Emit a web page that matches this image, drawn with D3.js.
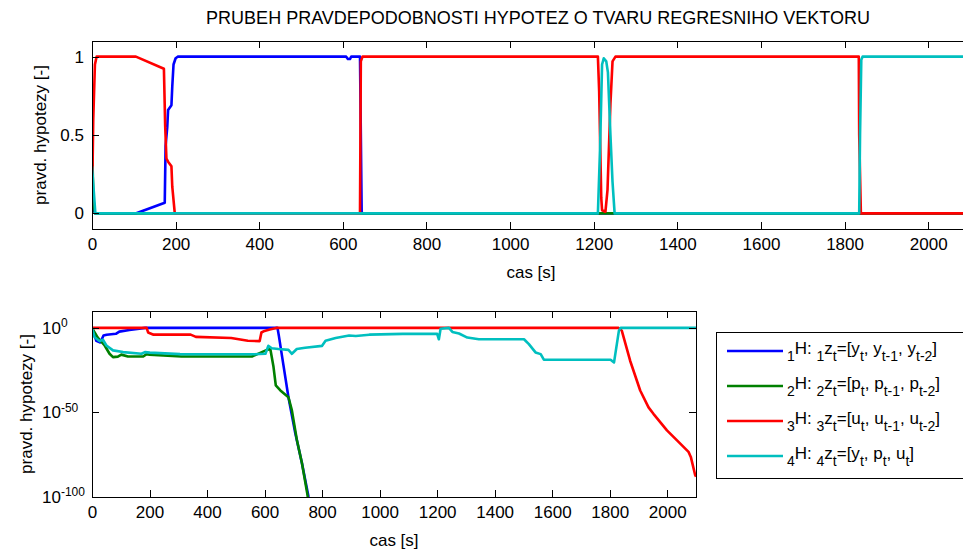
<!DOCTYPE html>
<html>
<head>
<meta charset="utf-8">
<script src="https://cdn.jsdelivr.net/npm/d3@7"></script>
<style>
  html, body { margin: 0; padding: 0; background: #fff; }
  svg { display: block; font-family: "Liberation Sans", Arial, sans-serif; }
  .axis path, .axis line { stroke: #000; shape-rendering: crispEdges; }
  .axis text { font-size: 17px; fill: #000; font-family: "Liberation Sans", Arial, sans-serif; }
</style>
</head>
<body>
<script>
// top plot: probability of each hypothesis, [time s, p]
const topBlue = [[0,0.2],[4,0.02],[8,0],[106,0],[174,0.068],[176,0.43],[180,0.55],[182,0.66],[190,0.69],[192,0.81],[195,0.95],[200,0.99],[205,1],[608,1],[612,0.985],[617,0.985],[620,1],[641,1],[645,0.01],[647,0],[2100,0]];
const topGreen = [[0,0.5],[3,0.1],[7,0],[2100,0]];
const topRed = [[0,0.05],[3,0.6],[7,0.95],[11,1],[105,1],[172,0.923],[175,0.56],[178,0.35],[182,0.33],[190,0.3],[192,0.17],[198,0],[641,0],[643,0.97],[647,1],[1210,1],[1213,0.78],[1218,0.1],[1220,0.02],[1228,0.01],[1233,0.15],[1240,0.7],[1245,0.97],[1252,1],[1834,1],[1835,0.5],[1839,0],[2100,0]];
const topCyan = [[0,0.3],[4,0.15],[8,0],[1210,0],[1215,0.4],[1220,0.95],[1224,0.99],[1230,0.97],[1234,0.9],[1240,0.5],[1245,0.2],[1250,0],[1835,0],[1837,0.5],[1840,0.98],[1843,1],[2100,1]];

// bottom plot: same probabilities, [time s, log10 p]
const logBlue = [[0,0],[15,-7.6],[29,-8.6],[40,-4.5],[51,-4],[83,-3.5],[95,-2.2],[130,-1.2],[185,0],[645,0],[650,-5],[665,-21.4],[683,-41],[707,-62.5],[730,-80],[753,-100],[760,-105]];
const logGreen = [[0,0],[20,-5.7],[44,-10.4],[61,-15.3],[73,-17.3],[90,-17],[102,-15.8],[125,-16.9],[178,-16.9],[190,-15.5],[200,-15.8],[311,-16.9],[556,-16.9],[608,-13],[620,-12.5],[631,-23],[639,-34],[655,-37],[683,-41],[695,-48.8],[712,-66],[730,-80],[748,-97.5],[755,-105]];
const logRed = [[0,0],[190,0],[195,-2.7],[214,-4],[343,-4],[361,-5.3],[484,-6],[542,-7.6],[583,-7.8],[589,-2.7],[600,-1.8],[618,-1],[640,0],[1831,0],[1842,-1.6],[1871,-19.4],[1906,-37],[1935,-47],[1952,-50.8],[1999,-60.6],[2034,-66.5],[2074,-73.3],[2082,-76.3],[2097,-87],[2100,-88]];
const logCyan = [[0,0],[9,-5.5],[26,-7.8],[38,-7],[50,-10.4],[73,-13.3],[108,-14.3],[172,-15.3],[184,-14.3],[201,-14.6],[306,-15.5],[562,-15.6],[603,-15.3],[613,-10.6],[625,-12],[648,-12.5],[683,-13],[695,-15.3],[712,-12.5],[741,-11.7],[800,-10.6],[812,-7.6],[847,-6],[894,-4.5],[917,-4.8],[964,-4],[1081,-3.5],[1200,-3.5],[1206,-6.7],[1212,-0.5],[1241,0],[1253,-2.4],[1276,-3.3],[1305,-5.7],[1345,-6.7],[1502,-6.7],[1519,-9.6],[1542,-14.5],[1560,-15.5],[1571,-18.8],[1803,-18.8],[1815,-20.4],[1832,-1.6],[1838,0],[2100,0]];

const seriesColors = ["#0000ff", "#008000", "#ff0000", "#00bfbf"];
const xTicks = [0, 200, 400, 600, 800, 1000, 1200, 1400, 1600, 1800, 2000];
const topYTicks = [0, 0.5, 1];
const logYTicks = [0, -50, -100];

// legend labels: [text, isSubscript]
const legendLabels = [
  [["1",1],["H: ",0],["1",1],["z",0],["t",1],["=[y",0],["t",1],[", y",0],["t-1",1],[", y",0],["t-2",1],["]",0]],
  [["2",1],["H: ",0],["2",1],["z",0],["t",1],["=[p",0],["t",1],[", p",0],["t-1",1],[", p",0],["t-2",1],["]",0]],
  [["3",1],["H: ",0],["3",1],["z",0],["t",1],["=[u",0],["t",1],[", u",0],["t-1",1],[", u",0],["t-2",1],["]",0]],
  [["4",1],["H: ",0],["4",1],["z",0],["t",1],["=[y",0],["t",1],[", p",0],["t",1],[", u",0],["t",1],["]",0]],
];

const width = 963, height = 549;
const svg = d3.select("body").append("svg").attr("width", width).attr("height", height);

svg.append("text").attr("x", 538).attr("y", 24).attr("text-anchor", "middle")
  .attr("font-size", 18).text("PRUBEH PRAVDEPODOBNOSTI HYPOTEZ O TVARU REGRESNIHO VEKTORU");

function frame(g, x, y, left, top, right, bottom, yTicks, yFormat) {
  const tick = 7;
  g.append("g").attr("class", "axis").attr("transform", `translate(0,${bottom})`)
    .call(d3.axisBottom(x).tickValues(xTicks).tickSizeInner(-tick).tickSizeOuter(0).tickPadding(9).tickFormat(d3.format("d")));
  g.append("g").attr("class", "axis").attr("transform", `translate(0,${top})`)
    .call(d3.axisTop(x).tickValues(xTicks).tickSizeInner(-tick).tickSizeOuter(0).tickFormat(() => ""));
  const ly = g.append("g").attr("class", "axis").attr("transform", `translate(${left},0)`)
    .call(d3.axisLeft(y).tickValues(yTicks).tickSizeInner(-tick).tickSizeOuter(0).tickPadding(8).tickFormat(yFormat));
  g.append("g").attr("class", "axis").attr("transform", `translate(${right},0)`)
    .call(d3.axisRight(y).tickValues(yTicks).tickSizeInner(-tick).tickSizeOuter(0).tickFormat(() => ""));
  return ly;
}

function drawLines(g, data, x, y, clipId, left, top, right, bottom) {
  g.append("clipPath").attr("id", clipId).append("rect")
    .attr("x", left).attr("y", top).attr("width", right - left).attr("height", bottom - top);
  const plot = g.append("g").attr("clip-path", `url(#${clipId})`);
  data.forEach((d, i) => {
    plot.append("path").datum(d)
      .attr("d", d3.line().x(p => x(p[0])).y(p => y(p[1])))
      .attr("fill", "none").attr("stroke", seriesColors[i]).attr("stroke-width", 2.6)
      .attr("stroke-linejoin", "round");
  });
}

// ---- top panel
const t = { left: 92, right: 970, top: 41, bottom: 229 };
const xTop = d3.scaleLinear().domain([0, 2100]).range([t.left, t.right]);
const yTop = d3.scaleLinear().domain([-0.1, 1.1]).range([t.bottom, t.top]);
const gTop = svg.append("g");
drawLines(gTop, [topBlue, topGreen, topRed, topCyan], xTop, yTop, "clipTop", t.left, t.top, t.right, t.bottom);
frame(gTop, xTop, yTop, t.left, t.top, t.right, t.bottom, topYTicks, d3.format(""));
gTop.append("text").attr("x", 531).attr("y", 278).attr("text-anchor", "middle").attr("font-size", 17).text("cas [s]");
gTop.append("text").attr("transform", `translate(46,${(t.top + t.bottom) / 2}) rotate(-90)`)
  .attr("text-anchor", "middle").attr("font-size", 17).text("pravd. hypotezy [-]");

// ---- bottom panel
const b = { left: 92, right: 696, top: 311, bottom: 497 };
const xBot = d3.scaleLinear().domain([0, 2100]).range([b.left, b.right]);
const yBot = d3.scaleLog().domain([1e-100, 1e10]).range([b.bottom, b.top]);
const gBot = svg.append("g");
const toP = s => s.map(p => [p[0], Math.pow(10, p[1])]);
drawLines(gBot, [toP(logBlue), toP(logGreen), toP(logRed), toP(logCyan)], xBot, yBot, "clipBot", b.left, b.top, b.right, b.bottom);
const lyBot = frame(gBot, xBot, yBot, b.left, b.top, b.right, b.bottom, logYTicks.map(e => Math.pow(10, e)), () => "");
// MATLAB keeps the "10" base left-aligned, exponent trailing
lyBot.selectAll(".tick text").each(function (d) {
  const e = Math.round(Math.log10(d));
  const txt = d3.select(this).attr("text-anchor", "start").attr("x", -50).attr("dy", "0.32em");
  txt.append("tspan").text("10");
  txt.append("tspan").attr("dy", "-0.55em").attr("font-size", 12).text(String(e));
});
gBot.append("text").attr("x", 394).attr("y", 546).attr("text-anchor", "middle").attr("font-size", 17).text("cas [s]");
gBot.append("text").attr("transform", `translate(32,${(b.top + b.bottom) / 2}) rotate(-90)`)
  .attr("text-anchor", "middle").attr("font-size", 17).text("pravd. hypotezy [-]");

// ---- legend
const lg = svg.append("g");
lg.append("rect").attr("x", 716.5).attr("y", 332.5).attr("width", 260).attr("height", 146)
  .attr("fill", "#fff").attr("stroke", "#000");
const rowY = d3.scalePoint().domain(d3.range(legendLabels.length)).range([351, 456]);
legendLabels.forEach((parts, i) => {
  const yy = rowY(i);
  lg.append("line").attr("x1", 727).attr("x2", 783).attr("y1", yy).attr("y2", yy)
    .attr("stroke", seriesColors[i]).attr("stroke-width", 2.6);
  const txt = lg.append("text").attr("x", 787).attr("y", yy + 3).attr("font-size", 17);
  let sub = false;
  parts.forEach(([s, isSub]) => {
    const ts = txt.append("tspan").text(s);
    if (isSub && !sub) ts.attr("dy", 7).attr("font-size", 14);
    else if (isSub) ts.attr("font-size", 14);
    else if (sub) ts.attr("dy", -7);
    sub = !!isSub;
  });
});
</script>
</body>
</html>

..........

### WORK INSTRUCTIONS
Tally the lines of the listing that include "this". Reply with nothing but the count.

### SOLVED PROBLEM
2